PATA's signal integrity issues in regards to not getting much faster had little to do with the second device.
Source?

IDE is from 1986, PATA was last updated in 2005. That's a 19 year run on compatibility. USB was introduced in 1996 and was last updated with USB4 in 2019. That's 23 years,
You're looking at the wrong aspect. It's not how long a standard was built upon, but the state of technology at its inception. That's what ultimately limits its longevity.

If they couldn't make a decent profit selling systems with PATA devices, they never would have sold them.
It's about cost reduction. In case you hadn't noticed, the price of PCs fell substantially, for quite a while. That enabled greater sales volumes and more profit. You couldn't just keep doing what had been viable in prior years, or else you'd fall behind the competition, get priced out, and have to drop out of the race.

Claiming it made a "huge" difference is nonsense.
I didn't. What I said was that a couple $ of BoM cost, as you claimed, was a big deal.

something which costs a tiny few percent of the total
With typical margins of less than 10%, a few % is a big deal. This is how I knew you never worked in a high-volume hardware or manufacturing business.

The fact of the matter is though that even ignoring the cost of the cable, you can't push a wide parallel interface as far as SATA went
Again, SCSI proved you wrong on that.

using hardware as cheap as SATA's hardware.
Yes, SATA was about cost. Cable costs, primarily. The controllers sure weren't simpler!

PATA couldn't be pushed much faster without more expensive hardware breaking backward compatibility
Fixed that, for you.

You cannot push parallel interfaces at higher speeds far at all without expensive hardware.
Source?

Boards used to be entirely designed by hand,
Not in the post-2000's timeframe we're talking about, when SATA came along.

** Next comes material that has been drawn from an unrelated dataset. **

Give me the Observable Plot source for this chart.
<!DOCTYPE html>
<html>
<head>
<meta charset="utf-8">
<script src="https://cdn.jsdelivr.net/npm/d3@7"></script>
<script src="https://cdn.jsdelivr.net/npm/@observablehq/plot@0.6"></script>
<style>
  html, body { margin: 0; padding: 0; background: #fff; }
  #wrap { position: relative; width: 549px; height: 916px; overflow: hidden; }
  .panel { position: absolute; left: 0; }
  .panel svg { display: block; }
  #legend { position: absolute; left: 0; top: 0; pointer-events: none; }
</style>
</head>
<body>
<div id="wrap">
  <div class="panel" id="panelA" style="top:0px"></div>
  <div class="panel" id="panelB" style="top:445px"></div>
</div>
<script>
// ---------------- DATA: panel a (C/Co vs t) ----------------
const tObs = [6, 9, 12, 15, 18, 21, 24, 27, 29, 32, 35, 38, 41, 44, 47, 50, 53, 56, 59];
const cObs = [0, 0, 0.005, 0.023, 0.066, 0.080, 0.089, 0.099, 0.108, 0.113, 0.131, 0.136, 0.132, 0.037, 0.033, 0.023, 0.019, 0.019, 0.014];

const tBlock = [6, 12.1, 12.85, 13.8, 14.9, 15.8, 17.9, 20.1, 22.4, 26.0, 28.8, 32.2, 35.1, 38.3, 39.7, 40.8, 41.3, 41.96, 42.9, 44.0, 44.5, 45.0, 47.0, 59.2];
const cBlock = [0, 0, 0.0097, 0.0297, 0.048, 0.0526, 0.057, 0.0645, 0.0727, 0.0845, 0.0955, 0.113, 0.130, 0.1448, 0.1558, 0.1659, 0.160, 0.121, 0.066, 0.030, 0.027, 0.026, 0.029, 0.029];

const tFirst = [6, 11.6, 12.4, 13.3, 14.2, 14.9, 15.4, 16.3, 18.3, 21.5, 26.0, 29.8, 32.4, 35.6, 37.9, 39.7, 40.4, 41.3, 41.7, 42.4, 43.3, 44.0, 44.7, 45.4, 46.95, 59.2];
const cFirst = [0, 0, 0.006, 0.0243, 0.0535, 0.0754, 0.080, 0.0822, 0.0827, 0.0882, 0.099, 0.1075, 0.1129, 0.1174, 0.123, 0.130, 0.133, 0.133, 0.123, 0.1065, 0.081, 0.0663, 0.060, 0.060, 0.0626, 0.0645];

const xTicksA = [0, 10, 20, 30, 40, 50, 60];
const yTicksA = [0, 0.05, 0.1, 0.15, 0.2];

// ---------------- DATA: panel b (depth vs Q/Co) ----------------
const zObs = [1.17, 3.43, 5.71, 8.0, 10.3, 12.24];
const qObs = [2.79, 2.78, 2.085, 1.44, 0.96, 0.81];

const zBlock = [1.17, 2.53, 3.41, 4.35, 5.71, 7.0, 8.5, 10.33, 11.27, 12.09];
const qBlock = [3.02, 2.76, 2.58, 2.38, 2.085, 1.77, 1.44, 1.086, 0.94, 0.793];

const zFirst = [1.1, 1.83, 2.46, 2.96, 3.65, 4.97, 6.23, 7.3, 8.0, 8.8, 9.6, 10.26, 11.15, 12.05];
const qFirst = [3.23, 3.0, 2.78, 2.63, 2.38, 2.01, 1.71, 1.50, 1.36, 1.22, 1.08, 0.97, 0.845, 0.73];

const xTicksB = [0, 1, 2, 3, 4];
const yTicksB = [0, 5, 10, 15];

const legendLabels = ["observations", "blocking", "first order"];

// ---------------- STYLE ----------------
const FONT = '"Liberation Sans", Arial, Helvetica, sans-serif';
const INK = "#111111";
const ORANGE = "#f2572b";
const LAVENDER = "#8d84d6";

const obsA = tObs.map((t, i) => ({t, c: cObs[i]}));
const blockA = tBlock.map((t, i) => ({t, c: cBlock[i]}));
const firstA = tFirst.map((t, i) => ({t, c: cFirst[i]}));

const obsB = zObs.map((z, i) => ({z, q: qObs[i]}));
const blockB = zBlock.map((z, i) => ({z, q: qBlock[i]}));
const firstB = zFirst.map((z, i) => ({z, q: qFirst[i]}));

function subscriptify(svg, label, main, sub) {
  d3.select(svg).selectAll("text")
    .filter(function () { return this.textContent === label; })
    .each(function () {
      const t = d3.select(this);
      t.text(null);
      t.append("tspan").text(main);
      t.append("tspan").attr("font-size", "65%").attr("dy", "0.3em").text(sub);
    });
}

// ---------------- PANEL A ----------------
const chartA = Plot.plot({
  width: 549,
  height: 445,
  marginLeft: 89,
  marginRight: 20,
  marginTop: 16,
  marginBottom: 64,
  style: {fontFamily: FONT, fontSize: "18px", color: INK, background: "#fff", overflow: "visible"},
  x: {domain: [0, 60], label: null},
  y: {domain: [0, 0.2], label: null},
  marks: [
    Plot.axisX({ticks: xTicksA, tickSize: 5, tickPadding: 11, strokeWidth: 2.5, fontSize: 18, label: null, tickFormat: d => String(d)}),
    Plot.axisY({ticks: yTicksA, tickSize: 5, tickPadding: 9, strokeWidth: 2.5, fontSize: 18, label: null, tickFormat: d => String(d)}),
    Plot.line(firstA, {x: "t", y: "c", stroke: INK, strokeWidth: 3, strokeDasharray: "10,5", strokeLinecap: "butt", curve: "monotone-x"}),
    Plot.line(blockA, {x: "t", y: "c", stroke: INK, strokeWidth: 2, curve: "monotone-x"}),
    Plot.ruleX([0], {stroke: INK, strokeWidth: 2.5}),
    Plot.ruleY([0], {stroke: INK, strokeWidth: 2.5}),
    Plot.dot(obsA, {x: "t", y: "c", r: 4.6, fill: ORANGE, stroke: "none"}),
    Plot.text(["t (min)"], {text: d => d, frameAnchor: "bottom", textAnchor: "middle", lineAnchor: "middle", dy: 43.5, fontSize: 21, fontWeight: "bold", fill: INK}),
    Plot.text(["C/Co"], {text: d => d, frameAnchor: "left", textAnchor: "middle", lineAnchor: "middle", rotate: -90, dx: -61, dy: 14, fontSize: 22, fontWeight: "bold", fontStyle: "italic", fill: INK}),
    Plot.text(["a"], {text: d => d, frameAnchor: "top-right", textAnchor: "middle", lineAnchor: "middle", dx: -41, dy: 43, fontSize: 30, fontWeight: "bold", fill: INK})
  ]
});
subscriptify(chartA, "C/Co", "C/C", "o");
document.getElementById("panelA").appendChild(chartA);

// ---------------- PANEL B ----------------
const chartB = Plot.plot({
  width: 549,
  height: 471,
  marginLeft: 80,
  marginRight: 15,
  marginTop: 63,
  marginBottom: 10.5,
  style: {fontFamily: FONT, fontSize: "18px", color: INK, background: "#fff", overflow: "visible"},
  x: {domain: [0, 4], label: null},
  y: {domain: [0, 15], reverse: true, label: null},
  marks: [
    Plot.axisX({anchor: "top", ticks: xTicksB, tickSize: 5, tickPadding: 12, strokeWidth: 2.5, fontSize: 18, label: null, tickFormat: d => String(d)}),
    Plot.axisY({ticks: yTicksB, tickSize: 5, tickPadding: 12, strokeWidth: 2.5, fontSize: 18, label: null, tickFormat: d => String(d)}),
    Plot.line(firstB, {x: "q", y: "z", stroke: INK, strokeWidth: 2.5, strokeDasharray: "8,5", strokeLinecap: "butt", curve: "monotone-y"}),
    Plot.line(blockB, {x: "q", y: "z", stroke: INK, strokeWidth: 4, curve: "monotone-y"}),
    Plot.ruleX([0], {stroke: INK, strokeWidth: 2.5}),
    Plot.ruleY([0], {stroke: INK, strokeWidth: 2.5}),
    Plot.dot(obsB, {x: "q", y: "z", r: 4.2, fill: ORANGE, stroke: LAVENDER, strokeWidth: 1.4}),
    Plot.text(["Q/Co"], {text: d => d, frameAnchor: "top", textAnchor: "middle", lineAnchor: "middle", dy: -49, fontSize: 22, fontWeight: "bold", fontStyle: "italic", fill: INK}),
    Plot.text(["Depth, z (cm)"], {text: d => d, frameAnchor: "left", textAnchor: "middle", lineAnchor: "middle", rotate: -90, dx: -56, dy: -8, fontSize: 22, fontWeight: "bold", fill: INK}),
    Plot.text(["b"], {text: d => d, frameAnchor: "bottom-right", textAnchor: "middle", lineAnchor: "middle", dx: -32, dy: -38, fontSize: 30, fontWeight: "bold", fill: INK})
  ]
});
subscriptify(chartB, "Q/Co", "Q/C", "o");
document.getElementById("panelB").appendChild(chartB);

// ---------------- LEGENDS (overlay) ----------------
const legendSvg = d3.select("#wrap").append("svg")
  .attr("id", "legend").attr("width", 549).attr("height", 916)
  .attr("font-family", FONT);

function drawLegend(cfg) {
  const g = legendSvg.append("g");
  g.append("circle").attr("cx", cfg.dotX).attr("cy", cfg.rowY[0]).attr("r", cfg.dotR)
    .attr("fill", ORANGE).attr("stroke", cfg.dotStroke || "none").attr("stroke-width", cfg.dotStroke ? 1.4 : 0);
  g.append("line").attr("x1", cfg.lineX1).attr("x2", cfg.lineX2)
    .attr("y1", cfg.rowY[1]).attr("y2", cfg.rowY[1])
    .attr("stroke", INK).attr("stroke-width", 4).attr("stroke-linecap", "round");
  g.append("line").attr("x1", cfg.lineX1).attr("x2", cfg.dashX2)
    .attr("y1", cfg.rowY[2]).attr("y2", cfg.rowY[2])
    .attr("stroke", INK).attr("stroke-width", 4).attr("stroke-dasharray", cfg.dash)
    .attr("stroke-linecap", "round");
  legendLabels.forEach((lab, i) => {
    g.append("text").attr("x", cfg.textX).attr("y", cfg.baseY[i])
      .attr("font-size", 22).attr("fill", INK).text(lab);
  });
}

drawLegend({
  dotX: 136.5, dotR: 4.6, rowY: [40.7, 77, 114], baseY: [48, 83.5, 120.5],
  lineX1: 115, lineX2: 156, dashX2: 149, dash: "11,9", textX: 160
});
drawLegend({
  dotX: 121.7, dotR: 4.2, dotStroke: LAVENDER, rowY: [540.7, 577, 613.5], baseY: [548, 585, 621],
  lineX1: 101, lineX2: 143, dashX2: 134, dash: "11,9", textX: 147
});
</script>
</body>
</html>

Anyway, I'm still waiting to see any evidence that timing skew was what killed PATA, as you had originally claimed. Just to keep things in perspective, the highest frequency PATA supported was about 66.5 MHz, which translates to a wavelength I'd conservatively estimate at 2.25m. And it's a ribbon cable, with all the conductors being the same length. Now, explain how timing skew was a deal breaker, beyond that speed.

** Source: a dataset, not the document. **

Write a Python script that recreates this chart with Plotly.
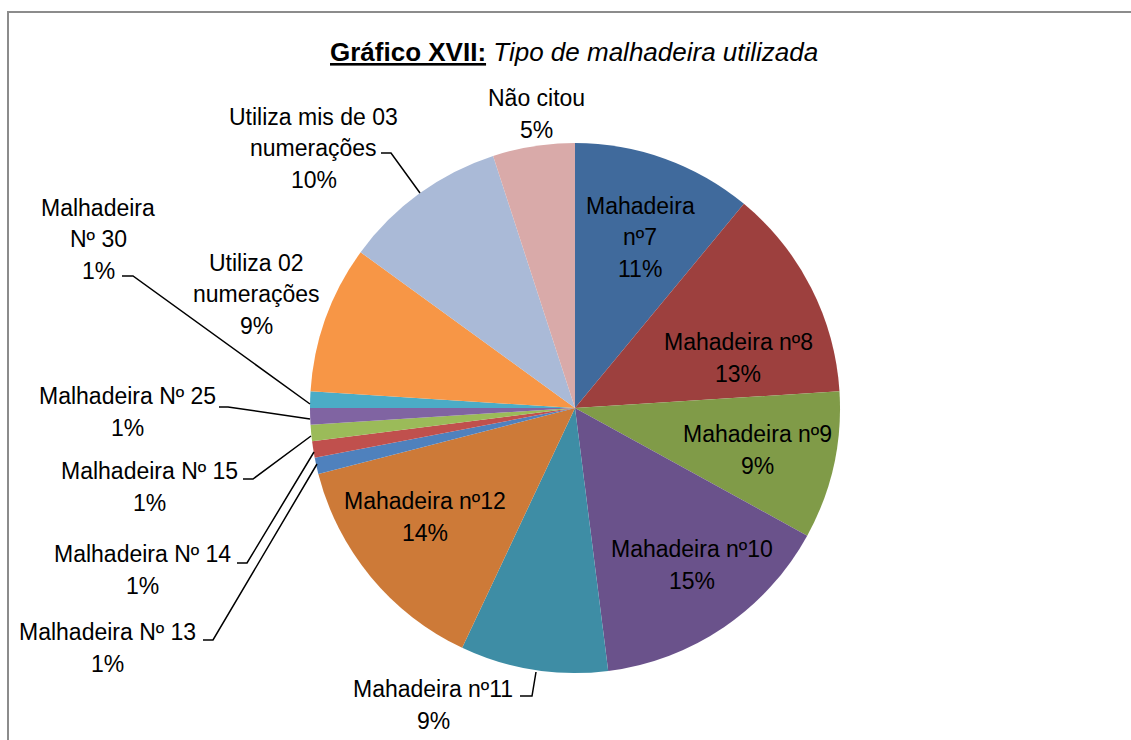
import plotly.graph_objects as go

W, H = 1131, 740

labels = ["Mahadeira nº7", "Mahadeira nº8", "Mahadeira nº9", "Mahadeira nº10",
          "Mahadeira nº11", "Mahadeira nº12", "Malhadeira Nº 13", "Malhadeira Nº 14",
          "Malhadeira Nº 15", "Malhadeira Nº 25", "Malhadeira Nº 30",
          "Utiliza 02 numerações", "Utiliza mis de 03 numerações", "Não citou"]
values = [11, 13, 9, 15, 9, 14, 1, 1, 1, 1, 1, 9, 10, 5]
colors = ["#406A9C", "#9D403E", "#809B48", "#6A528B", "#3E8DA5", "#CD7A38",
          "#4F81BD", "#C0504D", "#9BBB59", "#8064A2", "#4BACC6", "#F79646",
          "#AABAD7", "#D9AAA9"]
label_lines = [["Mahadeira", "nº7"], ["Mahadeira nº8"], ["Mahadeira nº9"], ["Mahadeira nº10"],
               ["Mahadeira nº11"], ["Mahadeira nº12"], ["Malhadeira Nº 13"], ["Malhadeira Nº 14"],
               ["Malhadeira Nº 15"], ["Malhadeira Nº 25"], ["Malhadeira", "Nº 30"],
               ["Utiliza 02", "numerações"], ["Utiliza mis de 03", "numerações"], ["Não citou"]]
# label block centres (pixels)
label_pos = [(640, 237), (738, 358), (757, 450), (692, 565), (433, 705), (425, 517),
             (108, 648), (142, 570), (149, 487), (127, 412), (98, 239), (256, 294),
             (314, 148), (536, 114)]
LINE_H = 31.5
# leader lines (pixels)
leaders = {
    4: [(520, 696), (532, 696), (536, 672)],
    6: [(203, 640), (213, 640), (317, 464)],
    7: [(237, 563), (247, 563), (314, 452)],
    8: [(243, 479), (253, 479), (311, 436)],
    9: [(219, 407), (228, 407), (310, 419)],
    10: [(122, 276), (133, 276), (310, 404)],
    12: [(381, 153), (391, 153), (420, 193)],
}

FONT = "Arial, Liberation Sans, sans-serif"

def px(x):
    return x / W

def py(y):
    return 1 - y / H

cx, cy, r = 575, 408, 265

fig = go.Figure(go.Pie(
    labels=labels, values=values, sort=False, direction="clockwise", rotation=0,
    marker=dict(colors=colors, line=dict(width=0)),
    textinfo="none", hoverinfo="label+percent",
    domain=dict(x=[px(cx - r), px(cx + r)], y=[py(cy + r), py(cy - r)]),
))

total = sum(values)
annotations = []
for i, (lines, v) in enumerate(zip(label_lines, values)):
    pct = round(100 * v / total)
    all_lines = lines + [f"{pct}%"]
    n = len(all_lines)
    x, y = label_pos[i]
    for k, t in enumerate(all_lines):
        ly = y + (k - (n - 1) / 2) * LINE_H
        annotations.append(dict(
            x=px(x), y=py(ly), xref="paper", yref="paper", showarrow=False,
            text=t, align="center", xanchor="center", yanchor="middle",
            font=dict(family=FONT, size=23, color="black")))

annotations.append(dict(
    x=px(574), y=py(52), xref="paper", yref="paper", showarrow=False,
    text="<b><u>Gráfico XVII:</u></b> <i>Tipo de malhadeira utilizada</i>",
    xanchor="center", yanchor="middle",
    font=dict(family=FONT, size=26, color="black")))

shapes = []
for pts in leaders.values():
    path = "M " + " L ".join(f"{px(x)},{py(y)}" for x, y in pts)
    shapes.append(dict(type="path", path=path, xref="paper", yref="paper",
                       line=dict(color="black", width=1.5)))
# chart border
shapes.append(dict(type="path", xref="paper", yref="paper",
                   path=f"M {px(8)},{py(745)} L {px(8)},{py(12)} L {px(1135)},{py(12)}",
                   line=dict(color="#8C8C8C", width=2)))

fig.update_layout(
    width=W, height=H, margin=dict(l=0, r=0, t=0, b=0),
    paper_bgcolor="white", plot_bgcolor="white", showlegend=False,
    annotations=annotations, shapes=shapes,
)

fig.write_html("out.html", config={"displayModeBar": False},
               post_script="document.body.style.margin='0';document.body.style.overflow='hidden';")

I didn't miss the point unless your point had nothing to do with what either of us said. I never said anything about going beyond 48 DIMMs per board,
You were complaining about the lack of DIMMs per channel, and my point about 48 DIMMs per board was to illustrate that it's a non-issue, with CPUs now having so many memory channels.

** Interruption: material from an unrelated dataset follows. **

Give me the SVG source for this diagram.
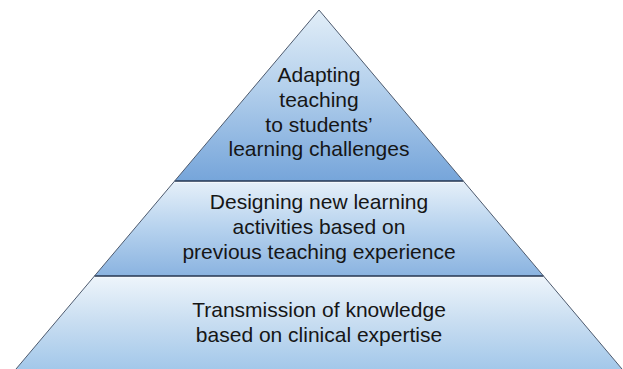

if you could do three DIMMs per channel with an 8 channel CPU, that's 24 DIMMs which may be ideal for the workload.
On a standard server workhorse 2-CPU board, that's 48 DIMMs. Again, virtually impractical. And Intel is moving to 12-channels per CPU, just like AMD.

AMD sells six channel CPUs too.
Siena is primarily for the lower-power CSP vertical. Not the same kind of cloud applications as Genoa.

The same thing applies to server memory. A 64GB DDR5 RDIMM can be had for around $200. 128GB RDIMMs are around $1300 and 256GB RDIMMs are around $2500.
There's a supply crunch in the DDR5 market, right now. The OEMs & hyperscalers have most of the higher-density RDIMM supply tied up, which is pushing up prices on the open market. A better example would be to look at DDR4, where 128 GB RDIMMs can be found for $650.

Still, if we take DDR5 module capacity of 64 GB x 12, that's a respectable 8 GB per core, for a 96-core CPU.

you still can't easily buy ECC modules, be they DIMMs or RDIMMs, over DDR5-6400 even though Sapphire Rapids workstations have supported faster speeds like DDR5-6800 for a while now
They do not. The highest spec Xeon W only officially supports DDR5-4800:

The fact that you can overclock them to higher is beside the point, because most people will not run such a machine with RAM at such speeds.

Threadripper launched with even higher speeds supported.
Which is, in fact, being served by at least some memory makers:

I understand the lack of faster DDR5 ECC UDIMMs to a point simply because there aren't any platforms that officially support overclocking of DDR5 ECC UDIMMs,
Some Raptor Lake CPUs officially support it at DDR5-5600, on a W680 board.